A particularly intricate method known as a spiral lock was in use by people of many social backgrounds in early modern Europe, including monarchs Mary Queen of Scots and Elizabeth I of England. The pages of a letter would be folded together to form a packet. A sliver cut from a page but remaining attached at one end would be woven multiple times, back and forth, through short slots cut into the folded pages. The paper would then be moistened so that it would swell, locking the pieces together. The loose end of the sliver would then be pasted down and possibly sealed with wax.

Margaret Douglas, Countess of Lennox, and her daughter-in-law wrote to Mary, Queen of Scots, on 11 November 1575. The materiality of their letter was first described by the 19th-century historian Agnes Strickland, indicating the "cuttings which may be seen in the paper, just like button holes before they are worked" and the probable method of closure, "a broad tress of floss silk was then drawn through all the apertures, and knotted and sealed down. Thus no one could open the square packet without cutting the silk".
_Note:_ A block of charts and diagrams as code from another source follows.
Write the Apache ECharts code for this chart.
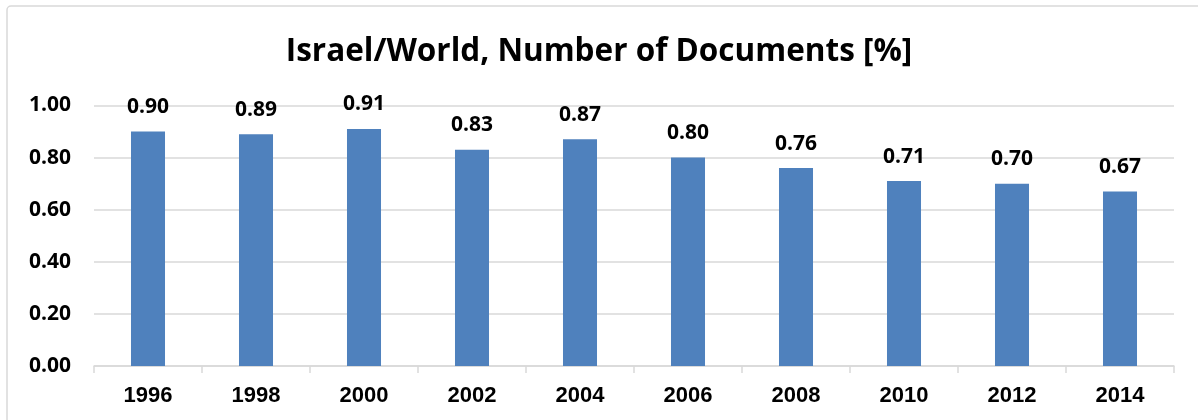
<!DOCTYPE html>
<html>
<head>
<meta charset="utf-8">
<script src="https://cdn.jsdelivr.net/npm/echarts@6/dist/echarts.min.js"></script>
<style>
  html, body { margin: 0; padding: 0; background: #fff; }
  #chart { width: 1198px; height: 420px; }
</style>
</head>
<body>
<div id="chart"></div>
<script>
// Israel's share of world documents, by year
const years = ['1996', '1998', '2000', '2002', '2004', '2006', '2008', '2010', '2012', '2014'];
const shares = [0.90, 0.89, 0.91, 0.83, 0.87, 0.80, 0.76, 0.71, 0.70, 0.67];
const titleText = 'Israel/World, Number of Documents [%]';

const chart = echarts.init(document.getElementById('chart'));
chart.setOption({
  animation: false,
  backgroundColor: '#ffffff',
  graphic: [{
    type: 'rect',
    shape: { x: 7, y: 6, width: 1240, height: 460, r: 4 },
    style: { fill: 'none', stroke: '#d9d9d9', lineWidth: 1.5 },
    z: -1
  }],
  title: {
    text: titleText,
    left: 'center',
    top: 31,
    textStyle: {
      fontFamily: 'Open Sans',
      fontWeight: 'bold',
      fontSize: 31.5,
      color: '#000'
    }
  },
  grid: { left: 94, right: 24, top: 105.5, bottom: 54, containLabel: false },
  xAxis: {
    type: 'category',
    data: years,
    axisLine: { lineStyle: { color: '#d9d9d9', width: 1.5 } },
    axisTick: { show: true, length: 7, lineStyle: { color: '#d9d9d9', width: 1.5 } },
    axisLabel: {
      margin: 19,
      fontFamily: 'Liberation Sans',
      fontWeight: 'bold',
      fontSize: 22,
      color: '#000'
    }
  },
  yAxis: {
    type: 'value',
    min: 0,
    max: 1,
    interval: 0.2,
    axisLine: { show: false },
    axisTick: { show: false },
    splitLine: { lineStyle: { color: '#d9d9d9', width: 1.5 } },
    axisLabel: {
      margin: 23,
      formatter: v => v.toFixed(2),
      fontFamily: 'Open Sans',
      fontWeight: 'bold',
      fontSize: 21,
      color: '#000'
    }
  },
  series: [{
    type: 'bar',
    data: shares,
    barWidth: '31.5%',
    itemStyle: { color: '#4F81BD' },
    label: {
      show: true,
      position: 'top',
      distance: 14,
      formatter: p => p.value.toFixed(2),
      fontFamily: 'Open Sans',
      fontWeight: 'bold',
      fontSize: 21,
      color: '#000'
    }
  }]
});
</script>
</body>
</html>
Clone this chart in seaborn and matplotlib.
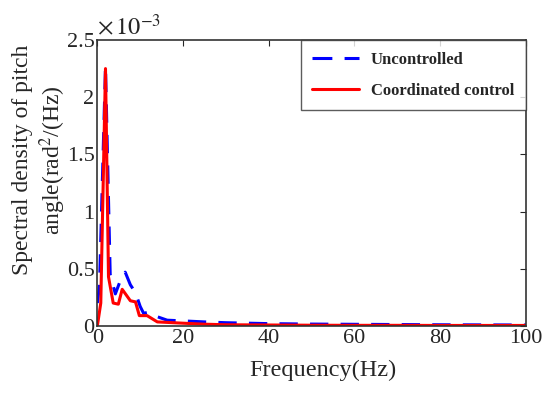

A Scottish diplomat in Italy, William Keith of Delny, sent letters to James VI of Scotland in 1595 which would tear in two if not opened with care. In 1603 King James told the Venetian diplomat Giovanni Carlo Scaramelli, with a smile, that he had previously received letters from the Doge of Venice which he could not open without breaking the seal. Scaramelli opened the letter for him.

Intricate letterlocking works contain artistic elements, demonstrating more than a utilitarian purpose. While the use of sealing techniques may have been limited to ecclesiastics and the nobility, letterlocking was historically performed by all classes of writers. An individual could also be recognised by their personal technique of folding, as was the case with Jane Whorwood, of whose letter Charles I of England wrote: "This Note [...] I know, by the fowldings [...] that it is written by [Mrs Whorwood]".

== Collections ==
The Brienne Collection is a postmaster's trunk of undelivered letters from various places in Europe sent to The Hague, the Netherlands, between 1689 and 1706. The letters were held by the postmaster because, at that time, the recipient was required to pay for delivery and the postmaster kept the letters in the hope that the intended recipient would pay for delivery at a later date. These letters were therefore letters for which the intended recipient never paid for delivery and so never received the remaining letters. The trunk contains about 2,600 folded letters, of which about 600 have been unsealed and studied. The collection is held by the Dutch museum Image and Sound The Hague, which encompasses the former Dutch postal museum.

The Envelope and Letter Folds Association (ELFA) is an informal organization of enthusiasts founded in 1988-89 and which at one time had local groups in the Netherlands, Belgium, and Germany.

== Research ==
In March 2021, a group of researchers from the Massachusetts Institute of Technology used computational techniques to "virtually unfold" letters from the Brienne Collection, using technology similar to that used for investigating similarly delicate scrolls, books, and other folded documents. The digitally unfolded letter, sealed since 1697 and secured by eight folds, had been previously scanned using X-ray microtomography (XMT), a technology used in dental and other medical, industrial, and archaeological research. While previous XMT efforts had involved algorithms to analyze and digitally flatten ancient scrolls, this research succeeded in interpreting complex, origami-like folds, and parts of letters slotted through and interlocked with other parts of the letters. The first book-length study, Letterlocking: The Hidden History of the Letter, was published in 2025 by Jana Dambrogio, Daniel Starza Smith, and the Unlocking History Research Group.